THE TASK
Pictures excluded, reproduce exactly the lines below from the one with "Recreate this image as a LaTeX" through the one with "ReferenceLine, Legend, LabelList", both included.

START INPUT MATERIAL

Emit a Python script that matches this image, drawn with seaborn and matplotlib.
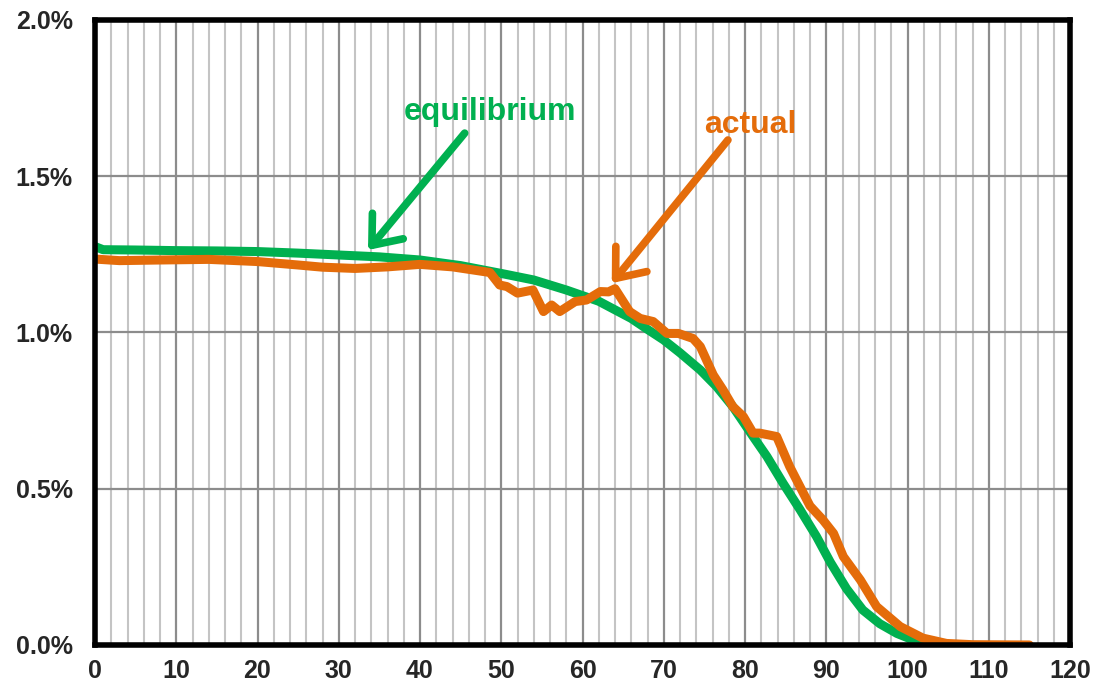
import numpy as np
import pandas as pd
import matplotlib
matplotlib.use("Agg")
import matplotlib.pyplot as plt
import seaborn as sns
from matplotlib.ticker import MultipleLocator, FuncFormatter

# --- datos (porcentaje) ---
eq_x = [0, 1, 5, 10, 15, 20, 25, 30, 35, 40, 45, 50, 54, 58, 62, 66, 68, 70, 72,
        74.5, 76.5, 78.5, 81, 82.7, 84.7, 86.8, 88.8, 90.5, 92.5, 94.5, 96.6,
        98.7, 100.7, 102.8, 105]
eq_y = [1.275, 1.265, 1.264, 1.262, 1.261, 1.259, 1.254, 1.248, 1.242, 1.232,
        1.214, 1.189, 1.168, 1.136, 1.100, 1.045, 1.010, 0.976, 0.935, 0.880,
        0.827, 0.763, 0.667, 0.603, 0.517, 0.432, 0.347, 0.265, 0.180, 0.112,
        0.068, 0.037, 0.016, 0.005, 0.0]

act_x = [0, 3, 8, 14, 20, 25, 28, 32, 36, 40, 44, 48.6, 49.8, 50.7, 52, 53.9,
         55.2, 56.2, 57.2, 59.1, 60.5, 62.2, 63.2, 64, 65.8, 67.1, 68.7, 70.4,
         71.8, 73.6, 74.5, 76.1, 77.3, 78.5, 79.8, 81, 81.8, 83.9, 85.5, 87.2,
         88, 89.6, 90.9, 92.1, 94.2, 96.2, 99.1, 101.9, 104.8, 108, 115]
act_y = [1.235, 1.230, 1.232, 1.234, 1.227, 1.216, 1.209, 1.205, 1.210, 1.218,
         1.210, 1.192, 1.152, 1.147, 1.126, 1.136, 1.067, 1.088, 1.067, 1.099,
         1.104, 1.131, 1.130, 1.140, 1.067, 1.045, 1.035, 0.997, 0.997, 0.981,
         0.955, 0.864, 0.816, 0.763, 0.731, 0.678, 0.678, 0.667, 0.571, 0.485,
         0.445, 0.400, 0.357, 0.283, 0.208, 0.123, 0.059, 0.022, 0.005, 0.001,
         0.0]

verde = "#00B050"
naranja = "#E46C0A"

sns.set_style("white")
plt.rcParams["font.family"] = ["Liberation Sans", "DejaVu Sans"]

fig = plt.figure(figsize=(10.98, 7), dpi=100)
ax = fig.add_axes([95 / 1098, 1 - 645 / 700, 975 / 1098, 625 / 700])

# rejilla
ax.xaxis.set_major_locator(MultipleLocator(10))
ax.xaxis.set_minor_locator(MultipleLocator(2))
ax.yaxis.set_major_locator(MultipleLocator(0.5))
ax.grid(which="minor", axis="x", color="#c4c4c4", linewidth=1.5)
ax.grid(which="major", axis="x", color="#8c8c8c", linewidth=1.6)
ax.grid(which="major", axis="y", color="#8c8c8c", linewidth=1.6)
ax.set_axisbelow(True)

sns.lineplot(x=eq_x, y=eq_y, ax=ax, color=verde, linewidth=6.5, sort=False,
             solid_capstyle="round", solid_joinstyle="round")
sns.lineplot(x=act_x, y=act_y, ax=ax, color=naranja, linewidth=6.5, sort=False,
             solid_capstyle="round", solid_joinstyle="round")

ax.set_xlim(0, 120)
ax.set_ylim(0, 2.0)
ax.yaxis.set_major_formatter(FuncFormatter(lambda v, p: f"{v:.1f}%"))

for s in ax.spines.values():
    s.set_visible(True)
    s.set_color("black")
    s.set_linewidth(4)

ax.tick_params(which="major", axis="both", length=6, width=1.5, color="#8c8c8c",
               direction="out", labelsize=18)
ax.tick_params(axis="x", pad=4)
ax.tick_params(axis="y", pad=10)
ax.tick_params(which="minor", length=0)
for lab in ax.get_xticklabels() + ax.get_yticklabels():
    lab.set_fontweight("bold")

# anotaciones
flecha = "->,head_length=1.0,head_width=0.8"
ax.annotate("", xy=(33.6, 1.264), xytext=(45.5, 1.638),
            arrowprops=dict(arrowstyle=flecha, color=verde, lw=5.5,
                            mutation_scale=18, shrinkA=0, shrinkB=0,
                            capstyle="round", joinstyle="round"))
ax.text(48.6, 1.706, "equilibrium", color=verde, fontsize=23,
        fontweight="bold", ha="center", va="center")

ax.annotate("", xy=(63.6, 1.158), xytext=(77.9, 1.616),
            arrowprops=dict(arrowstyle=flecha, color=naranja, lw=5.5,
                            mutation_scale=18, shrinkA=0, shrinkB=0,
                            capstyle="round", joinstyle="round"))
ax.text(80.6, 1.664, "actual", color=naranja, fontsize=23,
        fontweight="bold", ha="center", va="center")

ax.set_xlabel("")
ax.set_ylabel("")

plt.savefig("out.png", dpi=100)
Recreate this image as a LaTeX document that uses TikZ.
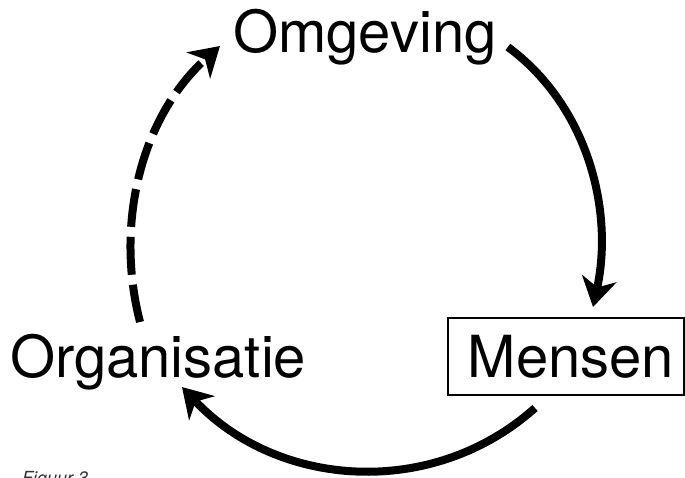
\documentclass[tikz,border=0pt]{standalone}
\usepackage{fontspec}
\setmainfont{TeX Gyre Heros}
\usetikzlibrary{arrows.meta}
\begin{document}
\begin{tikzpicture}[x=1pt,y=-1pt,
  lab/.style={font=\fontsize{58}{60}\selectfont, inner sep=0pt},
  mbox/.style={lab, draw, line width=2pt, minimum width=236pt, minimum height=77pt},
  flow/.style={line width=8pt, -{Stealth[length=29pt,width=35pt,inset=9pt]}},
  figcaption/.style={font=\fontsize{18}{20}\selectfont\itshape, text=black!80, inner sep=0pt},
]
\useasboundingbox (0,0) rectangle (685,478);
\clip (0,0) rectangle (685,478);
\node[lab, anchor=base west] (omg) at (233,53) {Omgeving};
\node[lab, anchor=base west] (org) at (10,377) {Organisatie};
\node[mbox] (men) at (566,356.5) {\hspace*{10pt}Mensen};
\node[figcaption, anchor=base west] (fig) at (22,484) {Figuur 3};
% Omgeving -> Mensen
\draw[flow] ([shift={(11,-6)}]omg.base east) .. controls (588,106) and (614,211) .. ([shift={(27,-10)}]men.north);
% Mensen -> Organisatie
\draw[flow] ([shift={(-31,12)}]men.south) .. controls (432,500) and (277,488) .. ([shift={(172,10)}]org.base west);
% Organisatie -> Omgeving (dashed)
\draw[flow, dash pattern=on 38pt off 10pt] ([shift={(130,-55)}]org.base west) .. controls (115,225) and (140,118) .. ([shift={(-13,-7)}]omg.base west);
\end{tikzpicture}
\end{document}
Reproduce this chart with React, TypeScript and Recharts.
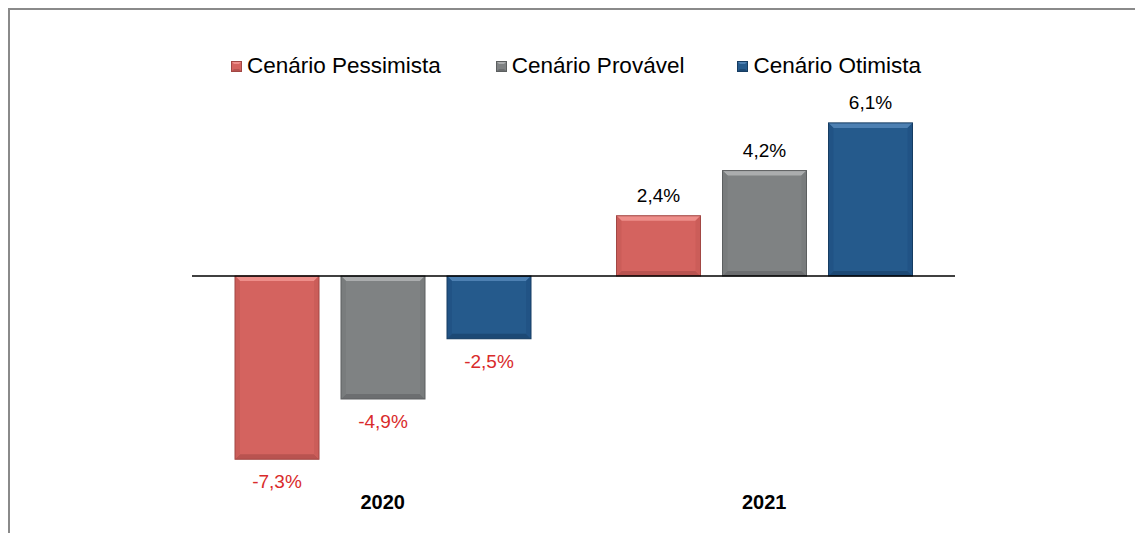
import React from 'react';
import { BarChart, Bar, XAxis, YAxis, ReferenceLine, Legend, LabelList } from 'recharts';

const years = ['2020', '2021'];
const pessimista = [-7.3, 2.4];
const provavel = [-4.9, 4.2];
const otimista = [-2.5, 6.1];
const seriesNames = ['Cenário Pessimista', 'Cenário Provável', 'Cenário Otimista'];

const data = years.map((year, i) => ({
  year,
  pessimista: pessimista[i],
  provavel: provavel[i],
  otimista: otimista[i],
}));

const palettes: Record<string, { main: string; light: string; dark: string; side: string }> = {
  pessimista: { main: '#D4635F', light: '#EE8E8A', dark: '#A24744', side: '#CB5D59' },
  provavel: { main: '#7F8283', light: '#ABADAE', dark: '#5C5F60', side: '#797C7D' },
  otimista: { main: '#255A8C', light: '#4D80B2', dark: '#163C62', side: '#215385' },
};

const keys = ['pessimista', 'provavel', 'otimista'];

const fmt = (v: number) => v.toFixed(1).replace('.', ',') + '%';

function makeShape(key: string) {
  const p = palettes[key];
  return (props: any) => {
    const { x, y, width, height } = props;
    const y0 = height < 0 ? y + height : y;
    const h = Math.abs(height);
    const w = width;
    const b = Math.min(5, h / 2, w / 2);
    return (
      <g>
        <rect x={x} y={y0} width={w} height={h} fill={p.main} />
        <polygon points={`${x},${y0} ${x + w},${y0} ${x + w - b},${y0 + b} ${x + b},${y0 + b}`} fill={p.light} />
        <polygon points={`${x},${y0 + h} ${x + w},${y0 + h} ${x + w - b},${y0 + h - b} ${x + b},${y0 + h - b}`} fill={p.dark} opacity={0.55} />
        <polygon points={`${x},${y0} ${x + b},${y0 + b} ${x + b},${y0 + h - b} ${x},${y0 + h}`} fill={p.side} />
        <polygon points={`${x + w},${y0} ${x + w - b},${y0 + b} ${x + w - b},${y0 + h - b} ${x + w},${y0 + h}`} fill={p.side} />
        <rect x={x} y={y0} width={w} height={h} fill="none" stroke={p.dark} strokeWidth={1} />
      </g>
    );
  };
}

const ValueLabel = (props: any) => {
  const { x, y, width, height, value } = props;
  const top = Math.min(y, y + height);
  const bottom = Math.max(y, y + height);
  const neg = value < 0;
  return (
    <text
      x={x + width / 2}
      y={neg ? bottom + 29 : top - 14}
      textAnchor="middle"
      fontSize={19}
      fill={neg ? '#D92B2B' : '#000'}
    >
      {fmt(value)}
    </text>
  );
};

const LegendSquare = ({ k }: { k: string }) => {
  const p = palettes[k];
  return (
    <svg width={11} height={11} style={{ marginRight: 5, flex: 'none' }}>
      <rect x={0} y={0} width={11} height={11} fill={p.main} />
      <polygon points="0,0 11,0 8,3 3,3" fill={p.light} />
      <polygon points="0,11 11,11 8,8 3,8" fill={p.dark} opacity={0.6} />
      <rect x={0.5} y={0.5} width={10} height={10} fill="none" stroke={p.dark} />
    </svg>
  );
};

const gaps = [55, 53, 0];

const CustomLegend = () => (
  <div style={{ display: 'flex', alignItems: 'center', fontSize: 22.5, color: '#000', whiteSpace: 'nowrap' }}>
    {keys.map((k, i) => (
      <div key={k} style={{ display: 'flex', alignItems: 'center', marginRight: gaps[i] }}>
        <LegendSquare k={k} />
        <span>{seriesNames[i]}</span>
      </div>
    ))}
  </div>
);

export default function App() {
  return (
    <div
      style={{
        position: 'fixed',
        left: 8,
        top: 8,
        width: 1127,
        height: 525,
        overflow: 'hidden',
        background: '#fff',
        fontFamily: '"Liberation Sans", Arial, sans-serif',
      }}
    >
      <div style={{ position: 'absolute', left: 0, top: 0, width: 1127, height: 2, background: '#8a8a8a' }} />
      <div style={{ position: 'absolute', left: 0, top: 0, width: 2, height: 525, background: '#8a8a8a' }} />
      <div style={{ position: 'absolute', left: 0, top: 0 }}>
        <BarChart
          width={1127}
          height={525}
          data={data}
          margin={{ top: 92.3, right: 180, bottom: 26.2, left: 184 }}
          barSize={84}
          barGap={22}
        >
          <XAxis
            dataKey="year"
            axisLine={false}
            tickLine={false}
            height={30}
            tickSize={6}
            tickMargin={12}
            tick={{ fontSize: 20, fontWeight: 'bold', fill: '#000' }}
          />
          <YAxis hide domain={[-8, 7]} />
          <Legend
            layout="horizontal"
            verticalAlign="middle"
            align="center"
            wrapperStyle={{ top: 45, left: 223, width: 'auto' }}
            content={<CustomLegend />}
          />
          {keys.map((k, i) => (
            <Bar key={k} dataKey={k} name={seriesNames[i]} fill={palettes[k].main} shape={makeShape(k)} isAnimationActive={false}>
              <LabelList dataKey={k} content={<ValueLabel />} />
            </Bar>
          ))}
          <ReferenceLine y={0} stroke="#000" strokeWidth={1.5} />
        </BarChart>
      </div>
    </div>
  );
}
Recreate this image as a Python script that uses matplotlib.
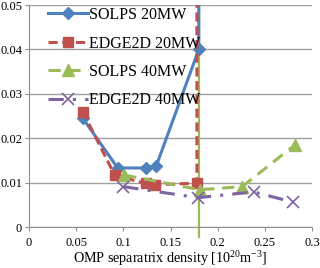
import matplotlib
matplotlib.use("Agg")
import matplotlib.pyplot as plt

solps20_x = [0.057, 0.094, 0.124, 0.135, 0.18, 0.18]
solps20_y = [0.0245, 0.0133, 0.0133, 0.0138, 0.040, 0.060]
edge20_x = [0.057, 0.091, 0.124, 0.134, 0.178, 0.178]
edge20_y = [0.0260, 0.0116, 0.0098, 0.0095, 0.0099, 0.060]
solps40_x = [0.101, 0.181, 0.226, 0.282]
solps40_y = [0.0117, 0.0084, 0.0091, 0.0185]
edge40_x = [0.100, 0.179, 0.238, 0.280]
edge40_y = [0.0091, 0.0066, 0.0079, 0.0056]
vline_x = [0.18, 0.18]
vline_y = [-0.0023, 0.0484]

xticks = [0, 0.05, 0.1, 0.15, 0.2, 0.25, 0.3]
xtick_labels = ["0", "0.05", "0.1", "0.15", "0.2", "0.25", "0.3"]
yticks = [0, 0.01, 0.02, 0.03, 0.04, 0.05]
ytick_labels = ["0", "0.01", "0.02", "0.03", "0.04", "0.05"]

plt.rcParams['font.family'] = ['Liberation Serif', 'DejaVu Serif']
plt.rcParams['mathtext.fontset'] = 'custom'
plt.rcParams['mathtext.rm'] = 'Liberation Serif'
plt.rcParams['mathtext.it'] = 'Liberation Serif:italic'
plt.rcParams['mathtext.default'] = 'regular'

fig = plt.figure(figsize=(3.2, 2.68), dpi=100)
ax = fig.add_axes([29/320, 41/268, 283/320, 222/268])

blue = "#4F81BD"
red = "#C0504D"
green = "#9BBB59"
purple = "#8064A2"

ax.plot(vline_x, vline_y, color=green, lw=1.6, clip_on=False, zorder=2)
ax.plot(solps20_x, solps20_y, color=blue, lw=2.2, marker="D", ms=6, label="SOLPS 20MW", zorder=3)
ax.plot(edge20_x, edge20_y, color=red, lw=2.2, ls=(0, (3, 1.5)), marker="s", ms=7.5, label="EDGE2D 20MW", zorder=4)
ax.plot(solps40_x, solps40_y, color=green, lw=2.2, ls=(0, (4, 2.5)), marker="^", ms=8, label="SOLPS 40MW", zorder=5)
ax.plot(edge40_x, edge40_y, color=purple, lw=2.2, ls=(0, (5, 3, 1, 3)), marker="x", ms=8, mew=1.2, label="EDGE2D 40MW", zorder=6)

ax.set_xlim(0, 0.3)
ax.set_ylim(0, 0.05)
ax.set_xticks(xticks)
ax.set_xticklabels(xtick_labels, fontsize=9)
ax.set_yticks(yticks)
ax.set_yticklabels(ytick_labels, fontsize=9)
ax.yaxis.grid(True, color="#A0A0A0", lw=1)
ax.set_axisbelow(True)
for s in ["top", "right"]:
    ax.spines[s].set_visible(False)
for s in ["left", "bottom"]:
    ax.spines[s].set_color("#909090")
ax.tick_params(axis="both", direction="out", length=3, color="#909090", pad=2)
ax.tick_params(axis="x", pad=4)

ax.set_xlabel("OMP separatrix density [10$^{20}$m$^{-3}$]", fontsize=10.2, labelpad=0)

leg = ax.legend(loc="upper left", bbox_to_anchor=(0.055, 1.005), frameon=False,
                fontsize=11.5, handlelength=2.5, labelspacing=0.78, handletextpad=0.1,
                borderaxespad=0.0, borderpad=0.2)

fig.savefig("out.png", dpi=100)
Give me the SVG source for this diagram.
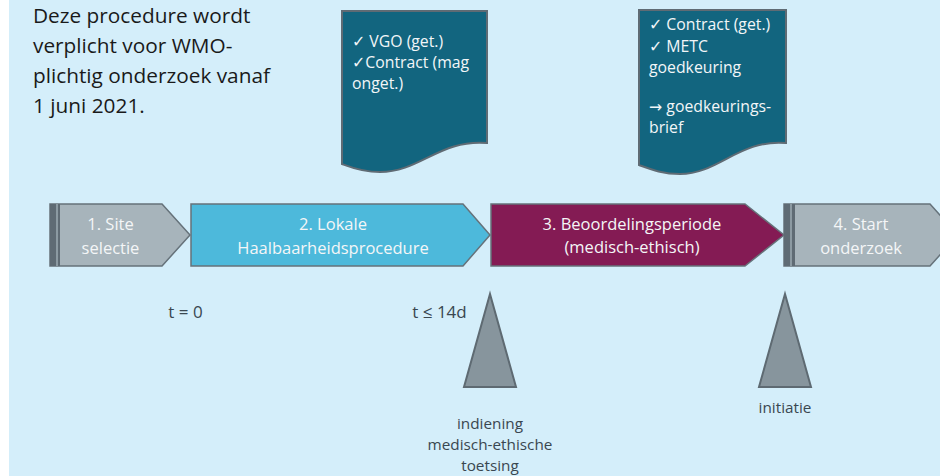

END INPUT MATERIAL

RESPONSE FOR THIS EXERCISE
Recreate this image as a LaTeX document that uses TikZ.
\documentclass[tikz,border=0pt]{standalone}
\usepackage{fontspec}
\setmainfont{TeX Gyre Heros}
\usetikzlibrary{arrows.meta}
\begin{document}
\begin{tikzpicture}[x=1pt,y=-1pt,
  lab/.style={font=\fontsize{58}{60}\selectfont, inner sep=0pt},
  mbox/.style={lab, draw, line width=2pt, minimum width=236pt, minimum height=77pt},
  flow/.style={line width=8pt, -{Stealth[length=29pt,width=35pt,inset=9pt]}},
  figcaption/.style={font=\fontsize{18}{20}\selectfont\itshape, text=black!80, inner sep=0pt},
]
\useasboundingbox (0,0) rectangle (685,478);
\clip (0,0) rectangle (685,478);
\node[lab, anchor=base west] (omg) at (233,53) {Omgeving};
\node[lab, anchor=base west] (org) at (10,377) {Organisatie};
\node[mbox] (men) at (566,356.5) {\hspace*{10pt}Mensen};
\node[figcaption, anchor=base west] (fig) at (22,484) {Figuur 3};
% Omgeving -> Mensen
\draw[flow] ([shift={(11,-6)}]omg.base east) .. controls (588,106) and (614,211) .. ([shift={(27,-10)}]men.north);
% Mensen -> Organisatie
\draw[flow] ([shift={(-31,12)}]men.south) .. controls (432,500) and (277,488) .. ([shift={(172,10)}]org.base west);
% Organisatie -> Omgeving (dashed)
\draw[flow, dash pattern=on 38pt off 10pt] ([shift={(130,-55)}]org.base west) .. controls (115,225) and (140,118) .. ([shift={(-13,-7)}]omg.base west);
\end{tikzpicture}
\end{document}
Reproduce this chart with React, TypeScript and Recharts.
import React from 'react';
import { BarChart, Bar, XAxis, YAxis, ReferenceLine, Legend, LabelList } from 'recharts';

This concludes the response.